*Task goal*. Exactly retype the lines from the top of the data through the line containing "const netTech = [-0.052, -0.107, -0.207, -0.08, -0.087, -0.094];", leaving out every picture.

*Collected data*.
**********

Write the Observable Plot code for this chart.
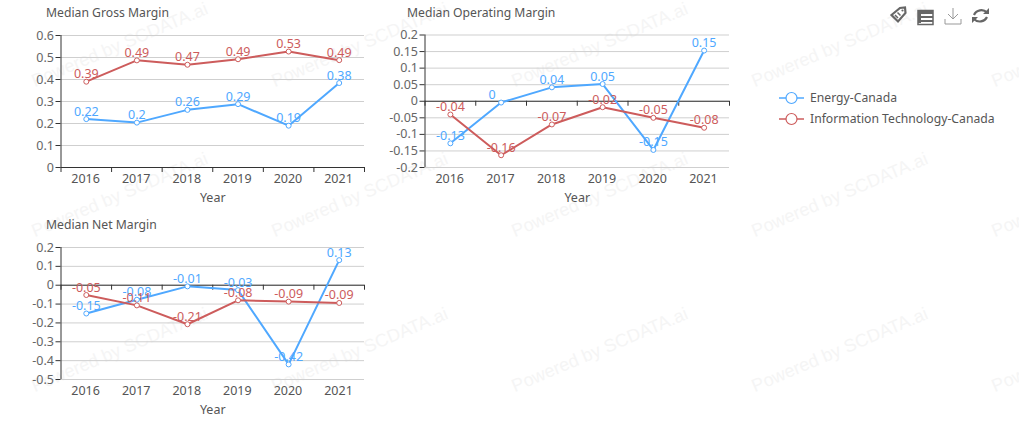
<!DOCTYPE html>
<html><head><meta charset="utf-8">
<script src="https://cdn.jsdelivr.net/npm/d3@7"></script>
<script src="https://cdn.jsdelivr.net/npm/@observablehq/plot@0.6"></script>
<style>
html,body{margin:0;padding:0;background:#fff;}
#root{position:relative;width:1019px;height:441px;overflow:hidden;font-family:"Noto Sans","Open Sans",sans-serif;}
.wm{position:absolute;font:18px "Liberation Sans",Arial,sans-serif;color:#f5f5f5;transform-origin:0 100%;transform:rotate(-23deg);white-space:nowrap;line-height:18px;}
.title{position:absolute;font-size:12.2px;color:#555;line-height:16px;white-space:nowrap;}
.chart{position:absolute;}
.chart svg{overflow:visible;background:transparent;display:block;}
.leg{position:absolute;font-size:12.2px;color:#555;line-height:16px;white-space:nowrap;}
</style></head>
<body><div id="root"></div>
<script>
const years = [2016, 2017, 2018, 2019, 2020, 2021];
const edges = [2015.5, 2016.5, 2017.5, 2018.5, 2019.5, 2020.5, 2021.5];
const seriesNames = ["Energy-Canada", "Information Technology-Canada"];
const colors = ["#4fa8ff", "#cd5c5c"];

const grossEnergy = [0.22, 0.204, 0.262, 0.288, 0.19, 0.384];
const grossTech = [0.39, 0.487, 0.467, 0.492, 0.527, 0.488];
const operEnergy = [-0.127, -0.004, 0.042, 0.052, -0.147, 0.153];
const operTech = [-0.04, -0.163, -0.07, -0.018, -0.05, -0.08];
const netEnergy = [-0.15, -0.077, -0.006, -0.026, -0.42, 0.133];
const netTech = [-0.052, -0.107, -0.207, -0.08, -0.087, -0.094];

const grossTicks = [0, 0.1, 0.2, 0.3, 0.4, 0.5, 0.6];
const operTicks = [-0.2, -0.15, -0.1, -0.05, 0, 0.05, 0.1, 0.15, 0.2];
const netTicks = [-0.5, -0.4, -0.3, -0.2, -0.1, 0, 0.1, 0.2];

const root = document.getElementById("root");

// faint watermark
for (const top of [72, 222, 377]) for (const left of [36, 276, 516, 756, 996]) {
  const d = document.createElement("div");
  d.className = "wm"; d.textContent = "Powered by SCDATA.ai";
  d.style.left = left + "px"; d.style.top = top + "px";
  root.appendChild(d);
}

function chart({title, titleX, titleY, left, top, width, height, mL, mR, mT, mB, ticks, a, b}) {
  const rows = [];
  years.forEach((y, i) => {
    rows.push({year: y, value: a[i], s: 0});
    rows.push({year: y, value: b[i], s: 1});
  });
  const fmt = v => String(+v.toFixed(2) + 0);
  const plot = Plot.plot({
    width, height, marginLeft: mL, marginRight: mR, marginTop: mT, marginBottom: mB,
    style: {fontFamily: '"Noto Sans","Open Sans",sans-serif', fontSize: "12.5px", background: "transparent"},
    x: {domain: [2015.5, 2021.5]},
    y: {domain: [ticks[0], ticks[ticks.length - 1]]},
    marks: [
      Plot.gridY(ticks, {stroke: "#cfcfcf", strokeOpacity: 1, strokeWidth: 1}),
      Plot.axisY(ticks, {tickSize: 5, tickPadding: 2, stroke: "#333", color: "#666", fill: "#666", label: null, tickFormat: d => String(d)}),
      Plot.axisX(years, {anchor: "bottom", tickSize: 0, tickPadding: 7, fill: "#555", tickFormat: d => String(d),
        label: "Year", labelAnchor: "center", labelArrow: "none", labelOffset: 34, dx: -0.7}),
      Plot.ruleX([ticks[0]], {x: () => 2015.5, y1: ticks[0], y2: ticks[ticks.length - 1], stroke: "#333"}),
      Plot.ruleY([0], {stroke: "#333"}),
      Plot.ruleX(edges, {x: d => d, y1: 0, y2: 0, insetBottom: -5, stroke: "#333"}),
      Plot.line(rows, {x: "year", y: "value", z: "s", stroke: d => colors[d.s], strokeWidth: 2, curve: "linear"}),
      Plot.dot(rows, {x: "year", y: "value", r: 2.5, fill: "#fff", stroke: d => colors[d.s], strokeWidth: 1}),
      Plot.text(rows.filter(d => fmt(d.value) !== "0"), {x: "year", y: "value", text: d => fmt(d.value), dy: -7.5, fill: d => colors[d.s], fontSize: 12.5}),
      Plot.text(rows.filter(d => fmt(d.value) === "0"), {x: "year", y: "value", text: d => fmt(d.value), dy: -7.5, dx: -9, fill: d => colors[d.s], fontSize: 12.5})
    ]
  });
  const holder = document.createElement("div");
  holder.className = "chart";
  holder.style.left = left + "px"; holder.style.top = top + "px";
  holder.appendChild(plot);
  root.appendChild(holder);
  const t = document.createElement("div");
  t.className = "title"; t.textContent = title;
  t.style.left = titleX + "px"; t.style.top = titleY + "px";
  root.appendChild(t);
}

chart({title: "Median Gross Margin", titleX: 46, titleY: 5, left: 0, top: 0, width: 380, height: 210, mL: 60.5, mR: 16, mT: 35, mB: 43, ticks: grossTicks, a: grossEnergy, b: grossTech});
chart({title: "Median Operating Margin", titleX: 407, titleY: 5, left: 380, top: 0, width: 370, height: 210, mL: 44.5, mR: 21, mT: 34.5, mB: 43, ticks: operTicks, a: operEnergy, b: operTech});
chart({title: "Median Net Margin", titleX: 46, titleY: 217, left: 0, top: 210, width: 380, height: 215, mL: 60.5, mR: 16, mT: 37, mB: 46, ticks: netTicks, a: netEnergy, b: netTech});

// legend
seriesNames.forEach((name, i) => {
  const y = 97.5 + i * 21.5;
  const g = document.createElementNS("http://www.w3.org/2000/svg", "svg");
  g.setAttribute("width", 26); g.setAttribute("height", 16);
  g.style.cssText = `position:absolute;left:779px;top:${y - 8}px;`;
  g.innerHTML = `<line x1="0" x2="25" y1="8" y2="8" stroke="${colors[i]}" stroke-width="1.5"/><circle cx="12.5" cy="8" r="5.5" fill="#fff" stroke="${colors[i]}" stroke-width="1.2"/>`;
  root.appendChild(g);
  const l = document.createElement("div");
  l.className = "leg"; l.textContent = name;
  l.style.left = "810px"; l.style.top = (y - 8) + "px";
  root.appendChild(l);
});

// toolbox icons
const icons = document.createElementNS("http://www.w3.org/2000/svg", "svg");
icons.setAttribute("width", 110); icons.setAttribute("height", 26);
icons.style.cssText = "position:absolute;left:885px;top:3px;";
icons.innerHTML = `
<g fill="none" stroke="#666">
<path d="M6.500 12 L15 5 L20 4.500 L20.500 10 L13 18.500 Z" fill="#fff" stroke-width="2.200"/>
<path d="M10 12l3 3M12.500 9.500l3 3" stroke-width="1.500"/><circle cx="17.500" cy="7.500" r="1.100" fill="#666" stroke="none"/>
<path d="M33 7.500h15v14h-15z" stroke-width="1.500"/><path d="M33 8h15v3h-15z M33 13h15v2h-15z M33 17h15v2h-15z M33 8h3v12h-3z" fill="#666" stroke="none"/>
<path d="M68 5v11 M63 11l5 5 5-5 M60 16v5h16v-5" stroke="#999" stroke-width="1"/>
<path d="M102 9.500 A8 8 0 0 0 89 12 M89 16 A8 8 0 0 0 102 14" stroke-width="2.200"/>
<path d="M104 5v6h-6z M87 20v-6h6z" fill="#666" stroke="none"/>
</g>`;
root.appendChild(icons);
</script>
</body></html>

**********

*Answer in full*.
Write the Observable Plot code for this chart.
<!DOCTYPE html>
<html><head><meta charset="utf-8">
<script src="https://cdn.jsdelivr.net/npm/d3@7"></script>
<script src="https://cdn.jsdelivr.net/npm/@observablehq/plot@0.6"></script>
<style>
html,body{margin:0;padding:0;background:#fff;}
#root{position:relative;width:1019px;height:441px;overflow:hidden;font-family:"Noto Sans","Open Sans",sans-serif;}
.wm{position:absolute;font:18px "Liberation Sans",Arial,sans-serif;color:#f5f5f5;transform-origin:0 100%;transform:rotate(-23deg);white-space:nowrap;line-height:18px;}
.title{position:absolute;font-size:12.2px;color:#555;line-height:16px;white-space:nowrap;}
.chart{position:absolute;}
.chart svg{overflow:visible;background:transparent;display:block;}
.leg{position:absolute;font-size:12.2px;color:#555;line-height:16px;white-space:nowrap;}
</style></head>
<body><div id="root"></div>
<script>
const years = [2016, 2017, 2018, 2019, 2020, 2021];
const edges = [2015.5, 2016.5, 2017.5, 2018.5, 2019.5, 2020.5, 2021.5];
const seriesNames = ["Energy-Canada", "Information Technology-Canada"];
const colors = ["#4fa8ff", "#cd5c5c"];

const grossEnergy = [0.22, 0.204, 0.262, 0.288, 0.19, 0.384];
const grossTech = [0.39, 0.487, 0.467, 0.492, 0.527, 0.488];
const operEnergy = [-0.127, -0.004, 0.042, 0.052, -0.147, 0.153];
const operTech = [-0.04, -0.163, -0.07, -0.018, -0.05, -0.08];
const netEnergy = [-0.15, -0.077, -0.006, -0.026, -0.42, 0.133];
const netTech = [-0.052, -0.107, -0.207, -0.08, -0.087, -0.094];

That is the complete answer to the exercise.